Write out the records word for word, with no pictures.
** Start INFORMATION GIVEN **
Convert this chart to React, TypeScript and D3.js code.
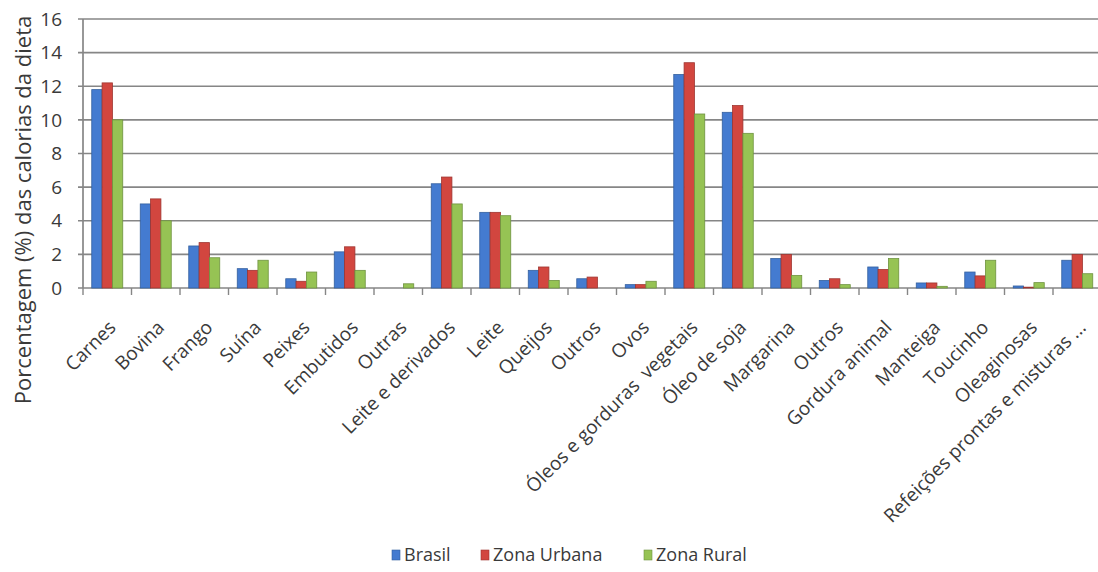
import React from "react";
import * as d3 from "d3";

// Food groups (x axis)
const categories = [
  "Carnes", "Bovina", "Frango", "Suína", "Peixes", "Embutidos", "Outras",
  "Leite e derivados", "Leite", "Queijos", "Outros", "Ovos",
  "Óleos e gorduras  vegetais", "Óleo de soja", "Margarina", "Outros",
  "Gordura animal", "Manteiga", "Toucinho", "Oleaginosas",
  "Refeições prontas e misturas ...",
];

// Share (%) of diet calories per series
const brasil = [11.8, 5.0, 2.5, 1.15, 0.55, 2.15, 0, 6.2, 4.5, 1.05, 0.55, 0.2, 12.7, 10.45, 1.75, 0.45, 1.25, 0.3, 0.95, 0.12, 1.65];
const urbana = [12.2, 5.3, 2.7, 1.05, 0.4, 2.45, 0, 6.6, 4.5, 1.25, 0.65, 0.2, 13.4, 10.85, 2.0, 0.55, 1.1, 0.3, 0.72, 0.05, 2.0];
const rural = [10.0, 4.0, 1.8, 1.65, 0.95, 1.05, 0.25, 5.0, 4.3, 0.45, 0.0, 0.4, 10.35, 9.2, 0.75, 0.2, 1.75, 0.1, 1.65, 0.32, 0.85];

const seriesNames = ["Brasil", "Zona Urbana", "Zona Rural"];
const seriesValues = [brasil, urbana, rural];
const fills = ["#447bd0", "#d2463f", "#96c354"];
const strokes = ["#34609f", "#9e3530", "#6f9340"];

const yTicks = [0, 2, 4, 6, 8, 10, 12, 14, 16];

const W = 1098;
const H = 572;
const FONT = "'Open Sans', 'DejaVu Sans', sans-serif";
const TEXT = "#3a3a3a";

export default function App() {
  const left = 83;
  const bandW = 48.5;
  const right = left + bandW * categories.length;
  const top = 19;
  const bottom = 288;

  const x0 = d3.scaleBand<number>().domain(d3.range(categories.length)).range([left, right]).padding(0);
  const gap = 8.75;
  const x1 = d3.scaleBand<number>().domain([0, 1, 2]).range([gap, x0.bandwidth() - gap]).padding(0);
  const y = d3.scaleLinear().domain([0, 16]).range([bottom, top]);

  const boundaries = d3.range(categories.length + 1).map((i) => left + i * x0.step());

  return (
    <svg
      width={W}
      height={H}
      style={{ position: "absolute", left: 0, top: 0, background: "#fff" }}
      fontFamily={FONT}
    >
      <rect x={0} y={0} width={W} height={H} fill="#fff" />

      {/* horizontal gridlines */}
      {yTicks.map((t) => (
        <g key={"g" + t}>
          <line x1={left - 5} x2={right} y1={y(t)} y2={y(t)} stroke="#868686" strokeWidth={1.7} />
          <text x={62} y={y(t)} dy="0.35em" textAnchor="end" fontSize={19} fill={TEXT}>
            {t}
          </text>
        </g>
      ))}

      {/* value axis line */}
      <line x1={left} x2={left} y1={top} y2={bottom} stroke="#868686" strokeWidth={1.7} />

      {/* category tick marks */}
      {boundaries.map((bx, i) => (
        <line key={"t" + i} x1={bx} x2={bx} y1={bottom} y2={bottom + 7} stroke="#868686" strokeWidth={1.4} />
      ))}

      {/* bars */}
      {categories.map((c, ci) => (
        <g key={"c" + ci} transform={`translate(${x0(ci)},0)`}>
          {seriesValues.map((vals, si) => {
            const v = vals[ci];
            if (v <= 0) return null;
            const h = y(0) - y(v);
            return (
              <rect
                key={si}
                x={x1(si)}
                y={y(v)}
                width={x1.bandwidth()}
                height={h}
                fill={fills[si]}
                stroke={strokes[si]}
                strokeWidth={0.8}
              />
            );
          })}
        </g>
      ))}

      {/* category labels */}
      {categories.map((c, ci) => {
        const cx = (x0(ci) as number) + x0.bandwidth() / 2;
        return (
          <text
            key={"l" + ci}
            transform={`translate(${cx + 5},${bottom + 36}) rotate(-45)`}
            textAnchor="end"
            dy="0.35em"
            fontSize={19}
            fill={TEXT}
            style={{ whiteSpace: "pre" }}
          >
            {c}
          </text>
        );
      })}

      {/* value axis title */}
      <text
        transform={`translate(23,210) rotate(-90)`}
        textAnchor="middle"
        dy="0.35em"
        fontSize={22}
        fill={TEXT}
      >
        Porcentagem (%) das calorias da dieta
      </text>

      {/* legend */}
      {(() => {
        const xs = [392, 481, 644];
        return seriesNames.map((n, i) => (
          <g key={"lg" + i} transform={`translate(${xs[i]},555)`}>
            <rect x={0} y={-5} width={8} height={10} fill={fills[i]} stroke={strokes[i]} strokeWidth={0.6} />
            <text x={12} y={0} dy="0.35em" fontSize={18} fill={TEXT}>
              {n}
            </text>
          </g>
        ));
      })()}
    </svg>
  );
}
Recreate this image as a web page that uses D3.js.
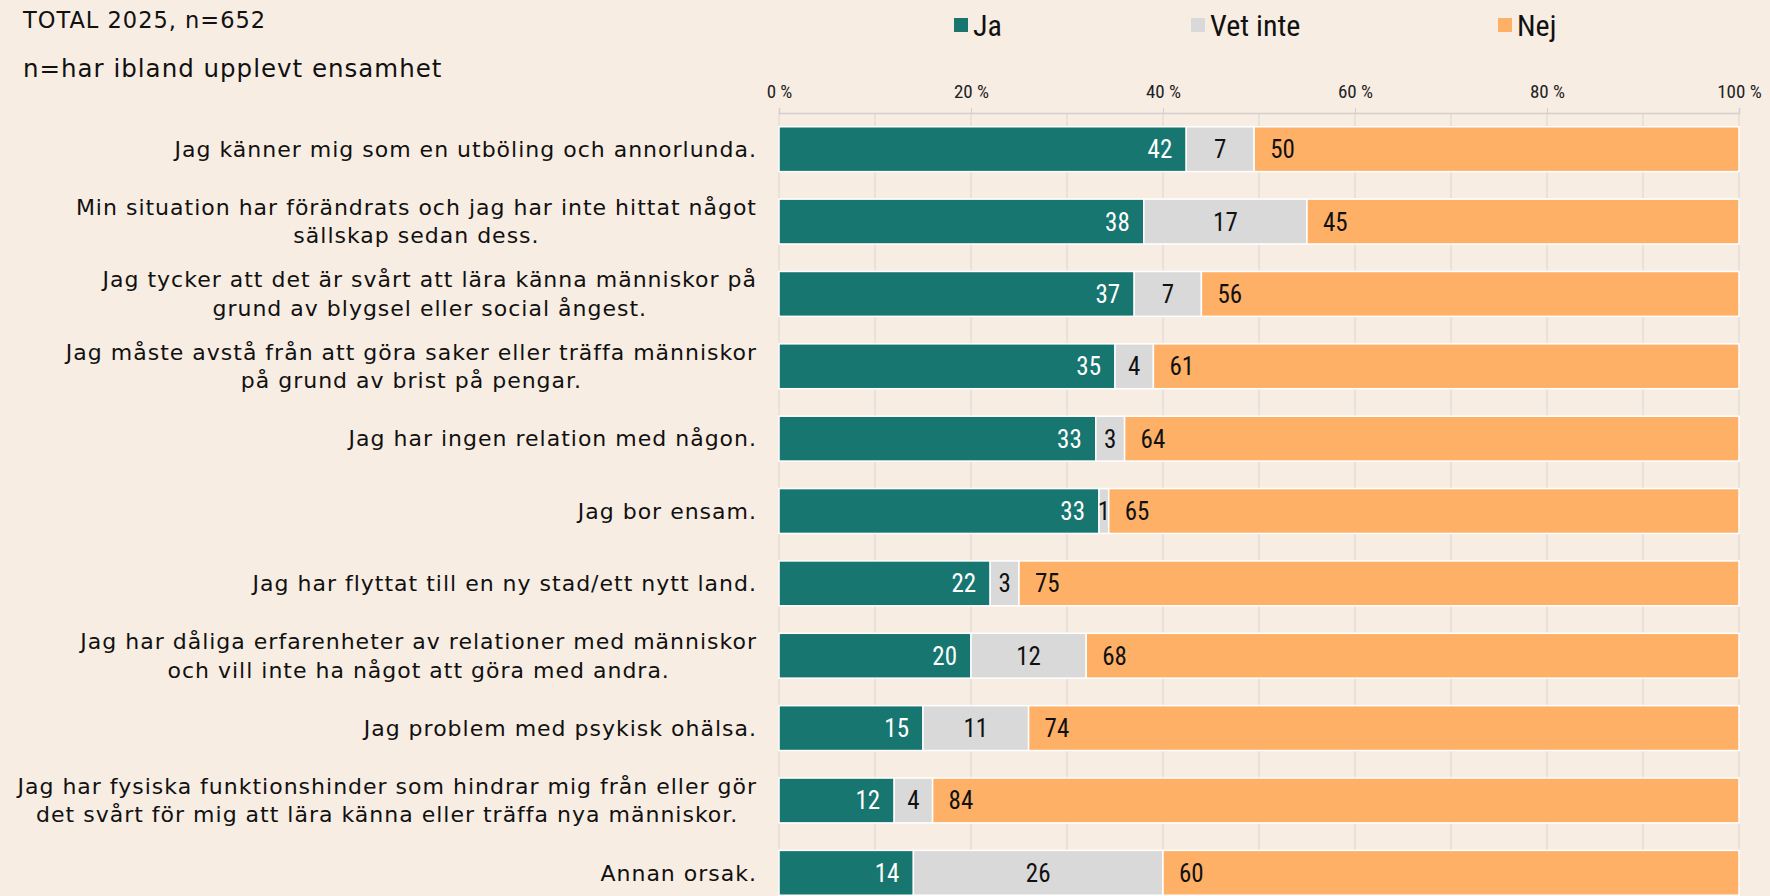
** End INFORMATION GIVEN **
_WRITTEN ANSWER_
Convert this chart to React, TypeScript and D3.js code.
import React from "react";
import * as d3 from "d3";

// Food groups (x axis)
const categories = [
  "Carnes", "Bovina", "Frango", "Suína", "Peixes", "Embutidos", "Outras",
  "Leite e derivados", "Leite", "Queijos", "Outros", "Ovos",
  "Óleos e gorduras  vegetais", "Óleo de soja", "Margarina", "Outros",
  "Gordura animal", "Manteiga", "Toucinho", "Oleaginosas",
  "Refeições prontas e misturas ...",
];

// Share (%) of diet calories per series
const brasil = [11.8, 5.0, 2.5, 1.15, 0.55, 2.15, 0, 6.2, 4.5, 1.05, 0.55, 0.2, 12.7, 10.45, 1.75, 0.45, 1.25, 0.3, 0.95, 0.12, 1.65];
const urbana = [12.2, 5.3, 2.7, 1.05, 0.4, 2.45, 0, 6.6, 4.5, 1.25, 0.65, 0.2, 13.4, 10.85, 2.0, 0.55, 1.1, 0.3, 0.72, 0.05, 2.0];
const rural = [10.0, 4.0, 1.8, 1.65, 0.95, 1.05, 0.25, 5.0, 4.3, 0.45, 0.0, 0.4, 10.35, 9.2, 0.75, 0.2, 1.75, 0.1, 1.65, 0.32, 0.85];

const seriesNames = ["Brasil", "Zona Urbana", "Zona Rural"];
const seriesValues = [brasil, urbana, rural];
const fills = ["#447bd0", "#d2463f", "#96c354"];
const strokes = ["#34609f", "#9e3530", "#6f9340"];

const yTicks = [0, 2, 4, 6, 8, 10, 12, 14, 16];

const W = 1098;
const H = 572;
const FONT = "'Open Sans', 'DejaVu Sans', sans-serif";
const TEXT = "#3a3a3a";

export default function App() {
  const left = 83;
  const bandW = 48.5;
  const right = left + bandW * categories.length;
  const top = 19;
  const bottom = 288;

  const x0 = d3.scaleBand<number>().domain(d3.range(categories.length)).range([left, right]).padding(0);
  const gap = 8.75;
  const x1 = d3.scaleBand<number>().domain([0, 1, 2]).range([gap, x0.bandwidth() - gap]).padding(0);
  const y = d3.scaleLinear().domain([0, 16]).range([bottom, top]);

  const boundaries = d3.range(categories.length + 1).map((i) => left + i * x0.step());

  return (
    <svg
      width={W}
      height={H}
      style={{ position: "absolute", left: 0, top: 0, background: "#fff" }}
      fontFamily={FONT}
    >
      <rect x={0} y={0} width={W} height={H} fill="#fff" />

      {/* horizontal gridlines */}
      {yTicks.map((t) => (
        <g key={"g" + t}>
          <line x1={left - 5} x2={right} y1={y(t)} y2={y(t)} stroke="#868686" strokeWidth={1.7} />
          <text x={62} y={y(t)} dy="0.35em" textAnchor="end" fontSize={19} fill={TEXT}>
            {t}
          </text>
        </g>
      ))}

      {/* value axis line */}
      <line x1={left} x2={left} y1={top} y2={bottom} stroke="#868686" strokeWidth={1.7} />

      {/* category tick marks */}
      {boundaries.map((bx, i) => (
        <line key={"t" + i} x1={bx} x2={bx} y1={bottom} y2={bottom + 7} stroke="#868686" strokeWidth={1.4} />
      ))}

      {/* bars */}
      {categories.map((c, ci) => (
        <g key={"c" + ci} transform={`translate(${x0(ci)},0)`}>
          {seriesValues.map((vals, si) => {
            const v = vals[ci];
            if (v <= 0) return null;
            const h = y(0) - y(v);
            return (
              <rect
                key={si}
                x={x1(si)}
                y={y(v)}
                width={x1.bandwidth()}
                height={h}
                fill={fills[si]}
                stroke={strokes[si]}
                strokeWidth={0.8}
              />
            );
          })}
        </g>
      ))}

      {/* category labels */}
      {categories.map((c, ci) => {
        const cx = (x0(ci) as number) + x0.bandwidth() / 2;
        return (
          <text
            key={"l" + ci}
            transform={`translate(${cx + 5},${bottom + 36}) rotate(-45)`}
            textAnchor="end"
            dy="0.35em"
            fontSize={19}
            fill={TEXT}
            style={{ whiteSpace: "pre" }}
          >
            {c}
          </text>
        );
      })}

      {/* value axis title */}
      <text
        transform={`translate(23,210) rotate(-90)`}
        textAnchor="middle"
        dy="0.35em"
        fontSize={22}
        fill={TEXT}
      >
        Porcentagem (%) das calorias da dieta
      </text>

      {/* legend */}
      {(() => {
        const xs = [392, 481, 644];
        return seriesNames.map((n, i) => (
          <g key={"lg" + i} transform={`translate(${xs[i]},555)`}>
            <rect x={0} y={-5} width={8} height={10} fill={fills[i]} stroke={strokes[i]} strokeWidth={0.6} />
            <text x={12} y={0} dy="0.35em" fontSize={18} fill={TEXT}>
              {n}
            </text>
          </g>
        ));
      })()}
    </svg>
  );
}
Recreate this image as a web page that uses D3.js.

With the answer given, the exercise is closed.